** START OF Information provided **

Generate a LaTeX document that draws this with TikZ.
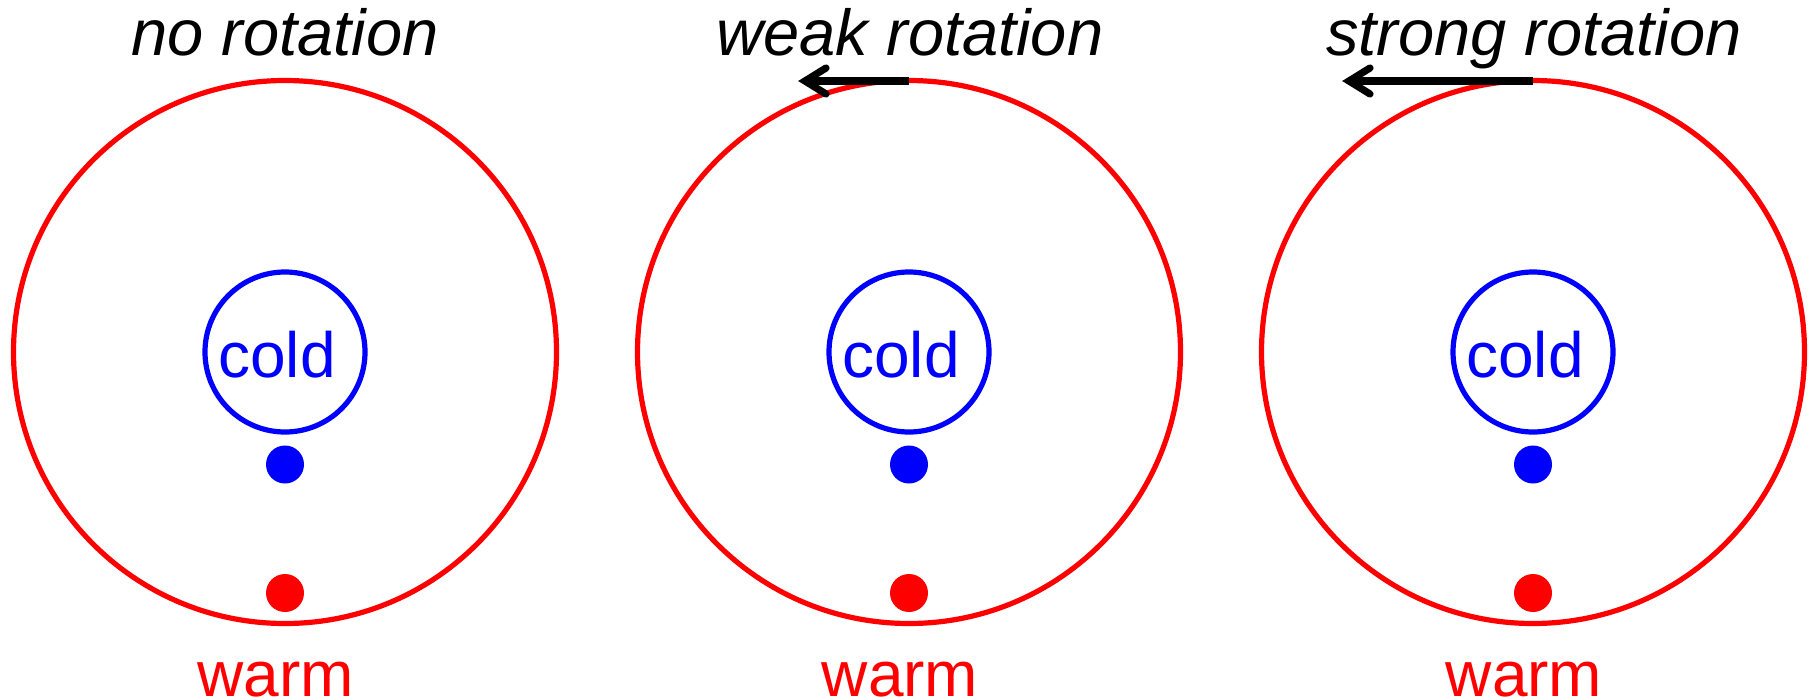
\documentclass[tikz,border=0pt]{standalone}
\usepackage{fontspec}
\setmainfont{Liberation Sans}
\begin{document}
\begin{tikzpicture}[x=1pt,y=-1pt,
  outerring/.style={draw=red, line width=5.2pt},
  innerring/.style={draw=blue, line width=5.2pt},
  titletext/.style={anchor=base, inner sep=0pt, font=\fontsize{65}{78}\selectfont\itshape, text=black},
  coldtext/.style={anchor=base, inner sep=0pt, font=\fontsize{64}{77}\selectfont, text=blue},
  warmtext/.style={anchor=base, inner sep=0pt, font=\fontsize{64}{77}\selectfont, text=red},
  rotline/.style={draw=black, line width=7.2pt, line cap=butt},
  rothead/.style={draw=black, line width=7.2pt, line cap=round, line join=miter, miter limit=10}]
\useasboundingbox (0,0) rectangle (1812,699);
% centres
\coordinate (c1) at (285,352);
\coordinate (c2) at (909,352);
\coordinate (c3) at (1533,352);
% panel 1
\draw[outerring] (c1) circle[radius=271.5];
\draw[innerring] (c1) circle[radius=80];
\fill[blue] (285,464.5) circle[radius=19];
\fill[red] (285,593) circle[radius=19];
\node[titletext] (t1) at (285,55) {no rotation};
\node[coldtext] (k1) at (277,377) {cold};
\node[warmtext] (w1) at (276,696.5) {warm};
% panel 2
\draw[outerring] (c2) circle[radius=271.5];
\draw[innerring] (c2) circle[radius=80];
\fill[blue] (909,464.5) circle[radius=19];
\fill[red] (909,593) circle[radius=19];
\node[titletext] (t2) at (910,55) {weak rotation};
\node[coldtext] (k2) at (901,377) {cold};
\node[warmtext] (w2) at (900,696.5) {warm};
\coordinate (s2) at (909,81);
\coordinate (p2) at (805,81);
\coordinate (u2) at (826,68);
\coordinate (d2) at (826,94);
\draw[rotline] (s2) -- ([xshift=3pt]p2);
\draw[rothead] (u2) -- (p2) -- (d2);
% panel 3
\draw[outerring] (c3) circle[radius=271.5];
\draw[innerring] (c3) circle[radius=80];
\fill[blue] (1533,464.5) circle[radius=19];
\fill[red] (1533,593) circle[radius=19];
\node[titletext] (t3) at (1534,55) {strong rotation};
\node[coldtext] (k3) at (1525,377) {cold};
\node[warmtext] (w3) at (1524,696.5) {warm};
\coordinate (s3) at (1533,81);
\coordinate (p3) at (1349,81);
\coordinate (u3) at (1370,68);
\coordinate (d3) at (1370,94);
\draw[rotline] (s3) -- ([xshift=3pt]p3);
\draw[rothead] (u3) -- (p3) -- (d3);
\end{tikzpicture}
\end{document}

** END OF Information provided **

Except for the pictures, reproduce every line exactly.

Generate a LaTeX document that draws this with TikZ.
\documentclass[tikz,border=0pt]{standalone}
\usepackage{fontspec}
\setmainfont{Liberation Sans}
\begin{document}
\begin{tikzpicture}[x=1pt,y=-1pt,
  outerring/.style={draw=red, line width=5.2pt},
  innerring/.style={draw=blue, line width=5.2pt},
  titletext/.style={anchor=base, inner sep=0pt, font=\fontsize{65}{78}\selectfont\itshape, text=black},
  coldtext/.style={anchor=base, inner sep=0pt, font=\fontsize{64}{77}\selectfont, text=blue},
  warmtext/.style={anchor=base, inner sep=0pt, font=\fontsize{64}{77}\selectfont, text=red},
  rotline/.style={draw=black, line width=7.2pt, line cap=butt},
  rothead/.style={draw=black, line width=7.2pt, line cap=round, line join=miter, miter limit=10}]
\useasboundingbox (0,0) rectangle (1812,699);
% centres
\coordinate (c1) at (285,352);
\coordinate (c2) at (909,352);
\coordinate (c3) at (1533,352);
% panel 1
\draw[outerring] (c1) circle[radius=271.5];
\draw[innerring] (c1) circle[radius=80];
\fill[blue] (285,464.5) circle[radius=19];
\fill[red] (285,593) circle[radius=19];
\node[titletext] (t1) at (285,55) {no rotation};
\node[coldtext] (k1) at (277,377) {cold};
\node[warmtext] (w1) at (276,696.5) {warm};
% panel 2
\draw[outerring] (c2) circle[radius=271.5];
\draw[innerring] (c2) circle[radius=80];
\fill[blue] (909,464.5) circle[radius=19];
\fill[red] (909,593) circle[radius=19];
\node[titletext] (t2) at (910,55) {weak rotation};
\node[coldtext] (k2) at (901,377) {cold};
\node[warmtext] (w2) at (900,696.5) {warm};
\coordinate (s2) at (909,81);
\coordinate (p2) at (805,81);
\coordinate (u2) at (826,68);
\coordinate (d2) at (826,94);
\draw[rotline] (s2) -- ([xshift=3pt]p2);
\draw[rothead] (u2) -- (p2) -- (d2);
% panel 3
\draw[outerring] (c3) circle[radius=271.5];
\draw[innerring] (c3) circle[radius=80];
\fill[blue] (1533,464.5) circle[radius=19];
\fill[red] (1533,593) circle[radius=19];
\node[titletext] (t3) at (1534,55) {strong rotation};
\node[coldtext] (k3) at (1525,377) {cold};
\node[warmtext] (w3) at (1524,696.5) {warm};
\coordinate (s3) at (1533,81);
\coordinate (p3) at (1349,81);
\coordinate (u3) at (1370,68);
\coordinate (d3) at (1370,94);
\draw[rotline] (s3) -- ([xshift=3pt]p3);
\draw[rothead] (u3) -- (p3) -- (d3);
\end{tikzpicture}
\end{document}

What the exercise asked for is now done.